The worst thing you can do is bring them back out into the living room after bath time, she says, because you're bringing them back out into the environment where daytime activities happen so it's confusing for them.
"They end up watching a bit of TV and then you're distracted by doing the evening meal or washing the dishes and time goes, then trying to get a child from the living room out to the bedroom is really hard."
With particularly determined children Annette advises effectively shutting down the entire living area.
"So we 'finish' with the living room - we close the curtains, say goodnight to the toys, turn the lights off, shut the door to the lounge and then the child knows that the play environment is no longer available so it's time for bed. Sometimes they need those physical props or cues."
Night wakings cannot be avoided. Young children get sick or have bad dreams and absolutely, genuinely need you in the night. But how you respond sets the pattern for future times, Annette warns.

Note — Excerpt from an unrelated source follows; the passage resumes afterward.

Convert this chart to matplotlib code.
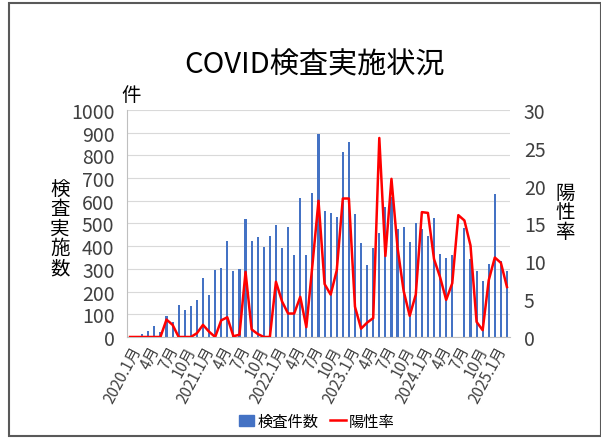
import numpy as np
import matplotlib
matplotlib.use("Agg")
import matplotlib.pyplot as plt
from matplotlib.patches import Rectangle
from matplotlib.lines import Line2D

plt.rcParams['font.family'] = ['Noto Sans CJK JP', 'DejaVu Sans']

# monthly data, 2020.1 .. 2025.3
tests = [0, 0, 14, 25, 47, 21, 92, 65, 141, 120, 137, 162, 258, 185, 297,
         302, 423, 291, 300, 519, 423, 439, 396, 446, 493, 392, 483, 361,
         611, 361, 633, 894, 554, 546, 529, 814, 861, 540, 413, 317, 392,
         457, 574, 617, 474, 484, 419, 502, 474, 447, 523, 367, 347, 361,
         0, 482, 344, 289, 248, 322, 630, 333, 289]
positive_rate = [0, 0, 0, 0, 0, 0, 2.3, 1.6, 0, 0, 0, 0.5, 1.6, 0.7, 0,
                 2.2, 2.6, 0.1, 0.3, 8.6, 1.0, 0.4, 0, 0, 7.3, 4.7, 3.1, 3.1,
                 5.3, 1.3, 9.5, 18.0, 7.0, 5.6, 8.8, 18.3, 18.3, 4.0, 1.1,
                 1.9, 2.5, 26.3, 10.7, 20.9, 11.8, 6.1, 2.8, 5.6, 16.5, 16.4,
                 10.3, 7.9, 4.9, 7.1, 16.1, 15.4, 12.1, 2.0, 0.9, 7.5, 10.5,
                 9.8, 6.6]
tick_labels = ["2020.1月", "4月", "7月", "10月",
               "2021.1月", "4月", "7月", "10月",
               "2022.1月", "4月", "7月", "10月",
               "2023.1月", "4月", "7月", "10月",
               "2024.1月", "4月", "7月", "10月",
               "2025.1月"]

x = np.arange(len(tests))

fig = plt.figure(figsize=(6.01, 4.39), dpi=100)
ax1 = fig.add_axes([0.2113, 0.2301, 0.6373, 0.5171])

# Bars on left axis
ax1.bar(x, tests, width=0.35, color='#4472C4', zorder=2)
ax1.set_xlim(-0.5, len(tests) - 0.5)
ax1.set_ylim(0, 1000)
ax1.set_yticks(np.arange(0, 1001, 100))
ax1.grid(axis='y', color='#d9d9d9', linewidth=0.8, zorder=0)
ax1.tick_params(axis='y', length=0, pad=9, labelsize=14, labelcolor='#404040')
ax1.set_xticks(x[::3])
ax1.set_xticklabels(tick_labels, rotation=62, ha='right',
                    rotation_mode='anchor', fontsize=11)
ax1.tick_params(axis='x', length=0, pad=4, labelcolor='#404040')
for s in ['top', 'right']:
    ax1.spines[s].set_visible(False)
ax1.spines['left'].set_color('#bfbfbf')
ax1.spines['bottom'].set_color('#bfbfbf')

# Positive rate on right axis
ax2 = ax1.twinx()
ax2.plot(x, positive_rate, color='#ff0000', linewidth=1.8, zorder=3)
ax2.set_ylim(0, 30)
ax2.set_yticks(np.arange(0, 31, 5))
ax2.tick_params(axis='y', length=0, pad=10, labelsize=14, labelcolor='#404040')
for s in ['top', 'right', 'left', 'bottom']:
    ax2.spines[s].set_visible(False)

# Titles and labels
fig.text(0.524, 0.852, "COVID検査実施状況", ha='center', va='center',
         fontsize=21, color='#000000')
fig.text(0.218, 0.782, "件", ha='center', va='center', fontsize=14)
fig.text(0.1, 0.478, "検\n査\n実\n施\n数", ha='center', va='center',
         fontsize=14, linespacing=0.92)
fig.text(0.94, 0.515, "陽\n性\n率", ha='center', va='center',
         fontsize=14, linespacing=0.92)

# Legend
handles = [Rectangle((0, 0), 1, 1, color='#4472C4'),
           Line2D([0], [0], color='#ff0000', linewidth=1.8)]
fig.legend(handles, ["検査件数", "陽性率"], loc='center',
           bbox_to_anchor=(0.527, 0.038), ncol=2, frameon=False,
           fontsize=11, handlelength=1.0, handleheight=0.7,
           handletextpad=0.2, columnspacing=0.8)

# Outer frame
fig.patches.append(Rectangle((0.015, 0.005), 0.985, 0.985,
                             transform=fig.transFigure, fill=False,
                             edgecolor='#595959', linewidth=1.5))

fig.savefig("out.png", dpi=100)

"A lot of the time with 'I'm scared, I had a bad dream', if a child uses that and you react and you are like 'oh gosh, you must be scared, come into our bed' then of course they're going to use that every time if that's the one way they can get into mum and dad's bed.
"Children do have bad dreams [and absolutely need your reassurance] but your reaction as a parent to that is key. You could be fueling it."
The other factor to consider is how your child falls asleep when put to bed. If they're reliant on you to lie down with them until they fall asleep then you become their sleep aid or association.
"So of course if they wake up at midnight or 1am or 2am they're going to go 'Mum's gone, I'm going to to find her.'
"With night wanderers you need to continually put them back to bed but you also need to stop lying down with them at bedtime."
Or could they be under-tired?
Before you do anything, though, check first that your toddler is not simply under-tired, Annette suggests.
"Children have a night sleep quota and a day sleep quota and as they get older their day sleep quota decreases and their night quota increases. At around two years old they need an hour in the day and 11-12 hours at night but if they're having, say, two hours in the day then their body is going to go 'okay I don't need as much at night because I'm getting quite a bit in the day' so at either end of the night sleep starts to fall away."
Toddlers become either difficult to settle at night or begin waking extra-early every morning."Interestingly, 70 per cent of families I see with toddlers either need to cut the day nap or ditch it altogether," Annette says.
"Parents say, 'well, he needs his day sleep, he loves his sleep in the day', but that's because he's making up for the shortfall at night.
"Another sign that they're ready to drop the day sleep is if they're out cold for two to three hours during the day and you can't wake them. When they do wake they're very groggy, grumpy and tearful. That's because they're having very deep, restorative sleep during the day to make up for that shortfall at night."
A child should only take five to 10 minutes to fall asleep and if they're getting the right amount of sleep during the day and night, they will consistently fall asleep like this. That's the toddler sleep goal to aspire to. Wishing you the very best of luck!